• Challenge: Copy out every line in the entries below that includes "chart".

[Figure scripts]
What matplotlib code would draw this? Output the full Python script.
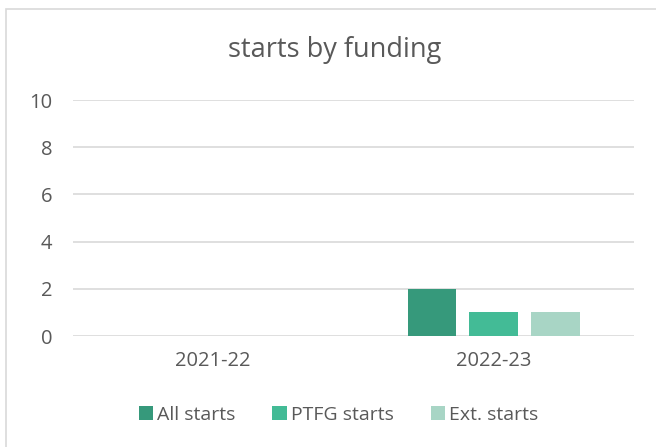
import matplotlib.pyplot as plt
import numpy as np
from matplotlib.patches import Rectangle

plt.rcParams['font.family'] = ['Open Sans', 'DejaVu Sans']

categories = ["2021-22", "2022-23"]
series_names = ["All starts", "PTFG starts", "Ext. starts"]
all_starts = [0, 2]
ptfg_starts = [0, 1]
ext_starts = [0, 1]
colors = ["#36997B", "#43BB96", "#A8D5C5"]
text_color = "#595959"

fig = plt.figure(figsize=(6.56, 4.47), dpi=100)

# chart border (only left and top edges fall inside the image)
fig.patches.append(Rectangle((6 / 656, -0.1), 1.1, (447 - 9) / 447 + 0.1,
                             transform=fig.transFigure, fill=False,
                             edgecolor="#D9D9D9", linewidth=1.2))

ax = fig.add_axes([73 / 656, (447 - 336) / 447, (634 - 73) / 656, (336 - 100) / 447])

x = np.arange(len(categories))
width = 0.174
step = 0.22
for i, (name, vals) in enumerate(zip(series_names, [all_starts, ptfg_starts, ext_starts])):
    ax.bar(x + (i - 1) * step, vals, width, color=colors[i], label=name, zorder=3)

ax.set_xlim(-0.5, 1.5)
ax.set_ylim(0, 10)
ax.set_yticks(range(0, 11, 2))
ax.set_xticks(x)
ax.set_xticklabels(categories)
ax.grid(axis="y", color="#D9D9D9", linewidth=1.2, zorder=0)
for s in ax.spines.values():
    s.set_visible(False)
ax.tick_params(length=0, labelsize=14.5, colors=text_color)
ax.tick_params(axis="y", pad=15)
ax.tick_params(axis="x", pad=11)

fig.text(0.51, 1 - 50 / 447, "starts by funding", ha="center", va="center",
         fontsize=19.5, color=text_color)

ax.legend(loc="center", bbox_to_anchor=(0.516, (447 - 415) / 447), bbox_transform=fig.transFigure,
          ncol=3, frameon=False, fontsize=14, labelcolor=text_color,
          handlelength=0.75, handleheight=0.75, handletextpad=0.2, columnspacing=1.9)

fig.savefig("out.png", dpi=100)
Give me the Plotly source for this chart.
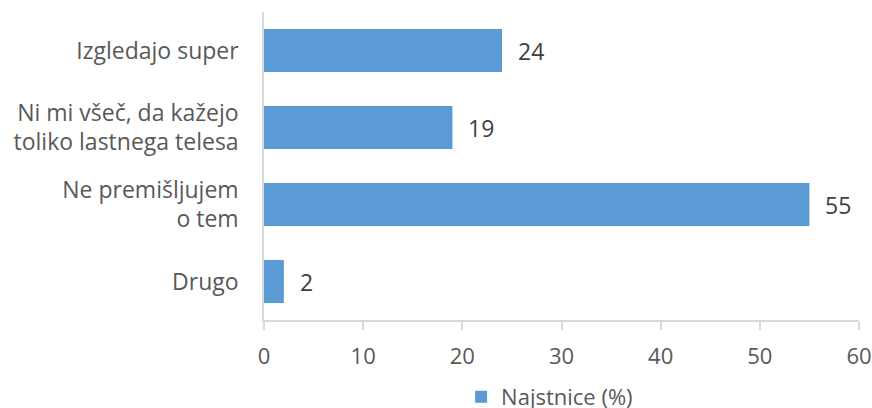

• Exercise solution:
# chart border (only left and top edges fall inside the image)
Give me the Plotly source for this chart.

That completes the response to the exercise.